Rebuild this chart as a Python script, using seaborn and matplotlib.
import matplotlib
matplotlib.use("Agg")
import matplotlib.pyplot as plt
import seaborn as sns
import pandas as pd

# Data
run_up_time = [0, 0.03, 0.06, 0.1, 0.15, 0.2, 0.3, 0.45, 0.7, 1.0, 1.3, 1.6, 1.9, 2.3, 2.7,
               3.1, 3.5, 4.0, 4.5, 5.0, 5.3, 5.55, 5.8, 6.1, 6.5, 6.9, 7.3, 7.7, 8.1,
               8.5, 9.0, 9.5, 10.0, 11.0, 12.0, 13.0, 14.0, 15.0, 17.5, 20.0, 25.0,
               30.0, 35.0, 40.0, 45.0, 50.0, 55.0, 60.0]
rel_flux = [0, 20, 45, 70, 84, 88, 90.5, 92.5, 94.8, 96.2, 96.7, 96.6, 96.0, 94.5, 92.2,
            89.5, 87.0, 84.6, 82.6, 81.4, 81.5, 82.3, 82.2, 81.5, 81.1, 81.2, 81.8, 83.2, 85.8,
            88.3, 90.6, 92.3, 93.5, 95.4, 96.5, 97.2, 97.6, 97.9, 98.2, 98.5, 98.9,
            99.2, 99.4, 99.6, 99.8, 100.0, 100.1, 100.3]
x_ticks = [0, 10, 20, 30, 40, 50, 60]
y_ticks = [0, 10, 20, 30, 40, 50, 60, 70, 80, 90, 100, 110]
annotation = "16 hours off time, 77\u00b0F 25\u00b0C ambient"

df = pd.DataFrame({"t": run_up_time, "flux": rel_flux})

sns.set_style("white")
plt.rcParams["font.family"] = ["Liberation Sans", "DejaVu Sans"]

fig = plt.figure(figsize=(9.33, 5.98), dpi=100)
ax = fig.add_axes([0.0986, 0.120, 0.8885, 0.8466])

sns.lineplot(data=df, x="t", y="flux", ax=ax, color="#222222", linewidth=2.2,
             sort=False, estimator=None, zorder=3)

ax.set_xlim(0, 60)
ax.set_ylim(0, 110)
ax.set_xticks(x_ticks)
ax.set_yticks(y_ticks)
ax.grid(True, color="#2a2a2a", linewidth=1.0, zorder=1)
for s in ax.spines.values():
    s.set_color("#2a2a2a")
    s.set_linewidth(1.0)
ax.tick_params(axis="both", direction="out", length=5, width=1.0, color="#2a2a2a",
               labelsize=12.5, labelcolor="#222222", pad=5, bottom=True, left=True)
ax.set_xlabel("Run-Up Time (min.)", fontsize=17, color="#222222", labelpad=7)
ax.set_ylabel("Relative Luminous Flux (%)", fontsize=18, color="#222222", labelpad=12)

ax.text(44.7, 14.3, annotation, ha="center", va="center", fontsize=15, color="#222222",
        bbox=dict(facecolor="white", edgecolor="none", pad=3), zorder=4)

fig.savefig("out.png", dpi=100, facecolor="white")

________________

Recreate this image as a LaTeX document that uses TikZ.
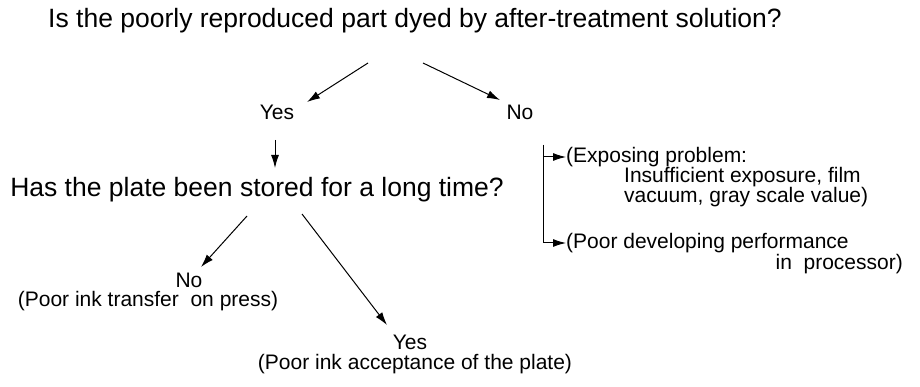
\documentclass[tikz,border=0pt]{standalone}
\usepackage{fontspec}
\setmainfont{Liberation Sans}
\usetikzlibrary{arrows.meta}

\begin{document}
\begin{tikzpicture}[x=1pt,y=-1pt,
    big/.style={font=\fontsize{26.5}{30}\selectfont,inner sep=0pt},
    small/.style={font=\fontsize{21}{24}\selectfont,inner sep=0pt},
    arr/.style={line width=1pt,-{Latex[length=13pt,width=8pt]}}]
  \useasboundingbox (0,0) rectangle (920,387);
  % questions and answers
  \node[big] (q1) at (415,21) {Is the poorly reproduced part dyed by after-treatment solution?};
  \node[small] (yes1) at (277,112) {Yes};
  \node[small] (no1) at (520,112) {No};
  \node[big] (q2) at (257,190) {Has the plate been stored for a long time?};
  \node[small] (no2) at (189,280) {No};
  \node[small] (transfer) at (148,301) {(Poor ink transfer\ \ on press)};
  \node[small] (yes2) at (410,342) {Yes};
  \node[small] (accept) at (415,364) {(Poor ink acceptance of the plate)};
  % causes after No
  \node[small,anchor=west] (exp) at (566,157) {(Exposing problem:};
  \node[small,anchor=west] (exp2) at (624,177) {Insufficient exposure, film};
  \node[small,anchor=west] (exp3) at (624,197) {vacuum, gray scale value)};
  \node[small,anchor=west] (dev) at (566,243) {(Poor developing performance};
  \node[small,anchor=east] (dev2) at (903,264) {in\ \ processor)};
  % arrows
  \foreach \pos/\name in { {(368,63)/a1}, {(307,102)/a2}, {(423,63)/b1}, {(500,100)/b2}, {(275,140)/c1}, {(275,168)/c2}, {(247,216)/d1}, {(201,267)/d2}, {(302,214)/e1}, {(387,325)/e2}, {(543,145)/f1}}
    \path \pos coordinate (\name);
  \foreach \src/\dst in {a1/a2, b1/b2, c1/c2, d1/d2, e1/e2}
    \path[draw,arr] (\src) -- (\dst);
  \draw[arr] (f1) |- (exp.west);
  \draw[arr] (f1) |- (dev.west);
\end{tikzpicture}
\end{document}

________________

> [Task statement]:
Nothing but the lines from the one with "Rebuild this chart" through the one with "sort=False, estimator=None, zorder=3)" should be repeated, and each exactly.

> [Exercise solution]:
Rebuild this chart as a Python script, using seaborn and matplotlib.
import matplotlib
matplotlib.use("Agg")
import matplotlib.pyplot as plt
import seaborn as sns
import pandas as pd

# Data
run_up_time = [0, 0.03, 0.06, 0.1, 0.15, 0.2, 0.3, 0.45, 0.7, 1.0, 1.3, 1.6, 1.9, 2.3, 2.7,
               3.1, 3.5, 4.0, 4.5, 5.0, 5.3, 5.55, 5.8, 6.1, 6.5, 6.9, 7.3, 7.7, 8.1,
               8.5, 9.0, 9.5, 10.0, 11.0, 12.0, 13.0, 14.0, 15.0, 17.5, 20.0, 25.0,
               30.0, 35.0, 40.0, 45.0, 50.0, 55.0, 60.0]
rel_flux = [0, 20, 45, 70, 84, 88, 90.5, 92.5, 94.8, 96.2, 96.7, 96.6, 96.0, 94.5, 92.2,
            89.5, 87.0, 84.6, 82.6, 81.4, 81.5, 82.3, 82.2, 81.5, 81.1, 81.2, 81.8, 83.2, 85.8,
            88.3, 90.6, 92.3, 93.5, 95.4, 96.5, 97.2, 97.6, 97.9, 98.2, 98.5, 98.9,
            99.2, 99.4, 99.6, 99.8, 100.0, 100.1, 100.3]
x_ticks = [0, 10, 20, 30, 40, 50, 60]
y_ticks = [0, 10, 20, 30, 40, 50, 60, 70, 80, 90, 100, 110]
annotation = "16 hours off time, 77\u00b0F 25\u00b0C ambient"

df = pd.DataFrame({"t": run_up_time, "flux": rel_flux})

sns.set_style("white")
plt.rcParams["font.family"] = ["Liberation Sans", "DejaVu Sans"]

fig = plt.figure(figsize=(9.33, 5.98), dpi=100)
ax = fig.add_axes([0.0986, 0.120, 0.8885, 0.8466])

sns.lineplot(data=df, x="t", y="flux", ax=ax, color="#222222", linewidth=2.2,
             sort=False, estimator=None, zorder=3)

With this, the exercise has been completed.